Problem:
Return all of the data exactly as written, without the pictures.

Supplied data:
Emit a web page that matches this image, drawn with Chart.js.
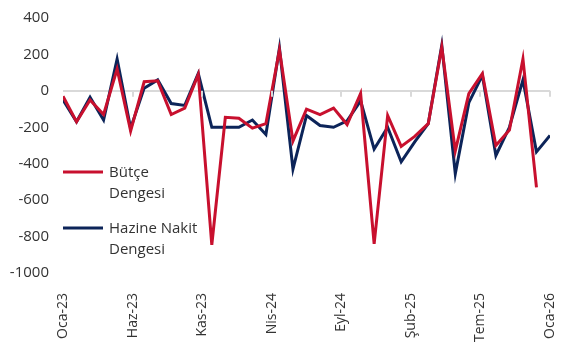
<!DOCTYPE html>
<html lang="tr">
<head>
  <meta charset="UTF-8">
  <title>Bütçe ve Hazine Nakit Dengesi</title>
  <script src="https://cdn.jsdelivr.net/npm/chart.js"></script>
  <style>
    body { margin: 0; background: #fff; }
    #wrap { width: 563px; height: 344px; }
  </style>
</head>
<body>
  <div id="wrap"><canvas id="c" width="563" height="344"></canvas></div>
  <script>
    const months = [
      'Oca-23','Şub-23','Mar-23','Nis-23','May-23','Haz-23','Tem-23','Ağu-23','Eyl-23','Eki-23','Kas-23','Ara-23',
      'Oca-24','Şub-24','Mar-24','Nis-24','May-24','Haz-24','Tem-24','Ağu-24','Eyl-24','Eki-24','Kas-24','Ara-24',
      'Oca-25','Şub-25','Mar-25','Nis-25','May-25','Haz-25','Tem-25','Ağu-25','Eyl-25','Eki-25','Kas-25','Ara-25',
      'Oca-26'
    ];
    const butce = [
      -30, -170, -50, -130, 120, -220, 50, 55, -130, -95, 90, -845,
      -145, -150, -205, -180, 225, -275, -100, -130, -95, -185, -15, -840,
      -135, -305, -250, -180, 240, -330, -15, 95, -300, -215, 175, -530,
      null
    ];
    const hazine = [
      -50, -170, -35, -160, 175, -205, 15, 60, -70, -80, 95, -200,
      -200, -200, -160, -240, 235, -430, -135, -190, -200, -165, -55, -320,
      -200, -390, -280, -180, 250, -455, -65, 85, -355, -200, 60, -335,
      -245
    ];
    const seriesNames = [['Bütçe', 'Dengesi'], ['Hazine Nakit', 'Dengesi']];
    const seriesColors = ['#c8102e', '#0c2459'];
    const tickCount = 7; // x labels spread evenly over the axis

    const font = "'Open Sans', 'Noto Sans', sans-serif";
    const textColor = '#333';

    const toPoints = arr => arr.map((v, i) => ({ x: i, y: v }));

    // small tick marks hanging under the zero line + legend inside plot
    const extras = {
      id: 'extras',
      afterDatasetsDraw(chart) {
        const c = chart.ctx;
        const xs = chart.scales.x, ys = chart.scales.y;
        const y0 = ys.getPixelForValue(0);
        c.save();
        c.strokeStyle = '#d9d9d9';
        c.lineWidth = 2;
        xs.ticks.forEach((t, i) => {
          if (i === 0) return;
          const px = Math.round(xs.getPixelForValue(t.value));
          c.beginPath();
          c.moveTo(px, y0);
          c.lineTo(px, y0 + 6);
          c.stroke();
        });
        // legend
        const ly = [172, 228];
        c.font = '15px ' + font;
        c.fillStyle = textColor;
        c.textBaseline = 'middle';
        chart.data.datasets.forEach((ds, i) => {
          c.strokeStyle = ds.borderColor;
          c.lineWidth = 3;
          c.beginPath();
          c.moveTo(63, ly[i]);
          c.lineTo(103, ly[i]);
          c.stroke();
          seriesNames[i].forEach((line, j) => c.fillText(line, 109, ly[i] + 1 + j * 21));
        });
        c.restore();
      }
    };

    new Chart(document.getElementById('c'), {
      type: 'line',
      data: {
        datasets: [
          { label: 'Bütçe Dengesi', data: toPoints(butce), borderColor: seriesColors[0] },
          { label: 'Hazine Nakit Dengesi', data: toPoints(hazine), borderColor: seriesColors[1] }
        ]
      },
      options: {
        responsive: false,
        animation: false,
        events: [],
        layout: { padding: { top: 18, right: 13, left: 0, bottom: 0 } },
        elements: {
          line: { borderWidth: 3, tension: 0, borderJoinStyle: 'miter' },
          point: { radius: 0 }
        },
        plugins: { legend: { display: false }, tooltip: { enabled: false } },
        scales: {
          x: {
            type: 'linear',
            min: 0,
            max: months.length - 1,
            grid: { display: false },
            border: { display: false },
            afterBuildTicks: scale => {
              const n = months.length - 1;
              scale.ticks = Array.from({ length: tickCount + 1 }, (_, i) => ({ value: i * n / tickCount }));
            },
            afterFit: scale => {
              scale.height = 71;
              scale.paddingLeft = 0;
              scale.paddingRight = 0;
            },
            ticks: {
              autoSkip: false,
              minRotation: 90,
              maxRotation: 90,
              padding: 12,
              color: textColor,
              font: { family: font, size: 14 },
              callback: v => months[Math.floor(v + 1e-6)]
            }
          },
          y: {
            min: -1000,
            max: 400,
            ticks: {
              stepSize: 200,
              padding: 14,
              color: textColor,
              font: { family: font, size: 15 },
              callback: v => String(v)
            },
            afterFit: scale => {
              scale.width = 63;
              scale.paddingTop = 0;
              scale.paddingBottom = 0;
            },
            border: { display: false },
            grid: {
              drawTicks: false,
              lineWidth: 2,
              color: ctx => ctx.tick && ctx.tick.value === 0 ? '#d9d9d9' : 'transparent'
            }
          }
        }
      },
      plugins: [extras]
    });
  </script>
</body>
</html>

Worked answer:
Emit a web page that matches this image, drawn with Chart.js.
<!DOCTYPE html>
<html lang="tr">
<head>
  <meta charset="UTF-8">
  <title>Bütçe ve Hazine Nakit Dengesi</title>
  <script src="https://cdn.jsdelivr.net/npm/chart.js"></script>
  <style>
    body { margin: 0; background: #fff; }
    #wrap { width: 563px; height: 344px; }
  </style>
</head>
<body>
  <div id="wrap"><canvas id="c" width="563" height="344"></canvas></div>
  <script>
    const months = [
      'Oca-23','Şub-23','Mar-23','Nis-23','May-23','Haz-23','Tem-23','Ağu-23','Eyl-23','Eki-23','Kas-23','Ara-23',
      'Oca-24','Şub-24','Mar-24','Nis-24','May-24','Haz-24','Tem-24','Ağu-24','Eyl-24','Eki-24','Kas-24','Ara-24',
      'Oca-25','Şub-25','Mar-25','Nis-25','May-25','Haz-25','Tem-25','Ağu-25','Eyl-25','Eki-25','Kas-25','Ara-25',
      'Oca-26'
    ];
    const butce = [
      -30, -170, -50, -130, 120, -220, 50, 55, -130, -95, 90, -845,
      -145, -150, -205, -180, 225, -275, -100, -130, -95, -185, -15, -840,
      -135, -305, -250, -180, 240, -330, -15, 95, -300, -215, 175, -530,
      null
    ];
    const hazine = [
      -50, -170, -35, -160, 175, -205, 15, 60, -70, -80, 95, -200,
      -200, -200, -160, -240, 235, -430, -135, -190, -200, -165, -55, -320,
      -200, -390, -280, -180, 250, -455, -65, 85, -355, -200, 60, -335,
      -245
    ];
    const seriesNames = [['Bütçe', 'Dengesi'], ['Hazine Nakit', 'Dengesi']];
    const seriesColors = ['#c8102e', '#0c2459'];
    const tickCount = 7; // x labels spread evenly over the axis

    const font = "'Open Sans', 'Noto Sans', sans-serif";
    const textColor = '#333';

    const toPoints = arr => arr.map((v, i) => ({ x: i, y: v }));

    // small tick marks hanging under the zero line + legend inside plot
    const extras = {
      id: 'extras',
      afterDatasetsDraw(chart) {
        const c = chart.ctx;
        const xs = chart.scales.x, ys = chart.scales.y;
        const y0 = ys.getPixelForValue(0);
        c.save();
        c.strokeStyle = '#d9d9d9';
        c.lineWidth = 2;
        xs.ticks.forEach((t, i) => {
          if (i === 0) return;
          const px = Math.round(xs.getPixelForValue(t.value));
          c.beginPath();
          c.moveTo(px, y0);
          c.lineTo(px, y0 + 6);
          c.stroke();
        });
        // legend
        const ly = [172, 228];
        c.font = '15px ' + font;
        c.fillStyle = textColor;
        c.textBaseline = 'middle';
        chart.data.datasets.forEach((ds, i) => {
          c.strokeStyle = ds.borderColor;
          c.lineWidth = 3;
          c.beginPath();
          c.moveTo(63, ly[i]);
          c.lineTo(103, ly[i]);
          c.stroke();
          seriesNames[i].forEach((line, j) => c.fillText(line, 109, ly[i] + 1 + j * 21));
        });
        c.restore();
      }
    };

    new Chart(document.getElementById('c'), {
      type: 'line',
      data: {
        datasets: [
          { label: 'Bütçe Dengesi', data: toPoints(butce), borderColor: seriesColors[0] },
          { label: 'Hazine Nakit Dengesi', data: toPoints(hazine), borderColor: seriesColors[1] }
        ]
      },
      options: {
        responsive: false,
        animation: false,
        events: [],
        layout: { padding: { top: 18, right: 13, left: 0, bottom: 0 } },
        elements: {
          line: { borderWidth: 3, tension: 0, borderJoinStyle: 'miter' },
          point: { radius: 0 }
        },
        plugins: { legend: { display: false }, tooltip: { enabled: false } },
        scales: {
          x: {
            type: 'linear',
            min: 0,
            max: months.length - 1,
            grid: { display: false },
            border: { display: false },
            afterBuildTicks: scale => {
              const n = months.length - 1;
              scale.ticks = Array.from({ length: tickCount + 1 }, (_, i) => ({ value: i * n / tickCount }));
            },
            afterFit: scale => {
              scale.height = 71;
              scale.paddingLeft = 0;
              scale.paddingRight = 0;
            },
            ticks: {
              autoSkip: false,
              minRotation: 90,
              maxRotation: 90,
              padding: 12,
              color: textColor,
              font: { family: font, size: 14 },
              callback: v => months[Math.floor(v + 1e-6)]
            }
          },
          y: {
            min: -1000,
            max: 400,
            ticks: {
              stepSize: 200,
              padding: 14,
              color: textColor,
              font: { family: font, size: 15 },
              callback: v => String(v)
            },
            afterFit: scale => {
              scale.width = 63;
              scale.paddingTop = 0;
              scale.paddingBottom = 0;
            },
            border: { display: false },
            grid: {
              drawTicks: false,
              lineWidth: 2,
              color: ctx => ctx.tick && ctx.tick.value === 0 ? '#d9d9d9' : 'transparent'
            }
          }
        }
      },
      plugins: [extras]
    });
  </script>
</body>
</html>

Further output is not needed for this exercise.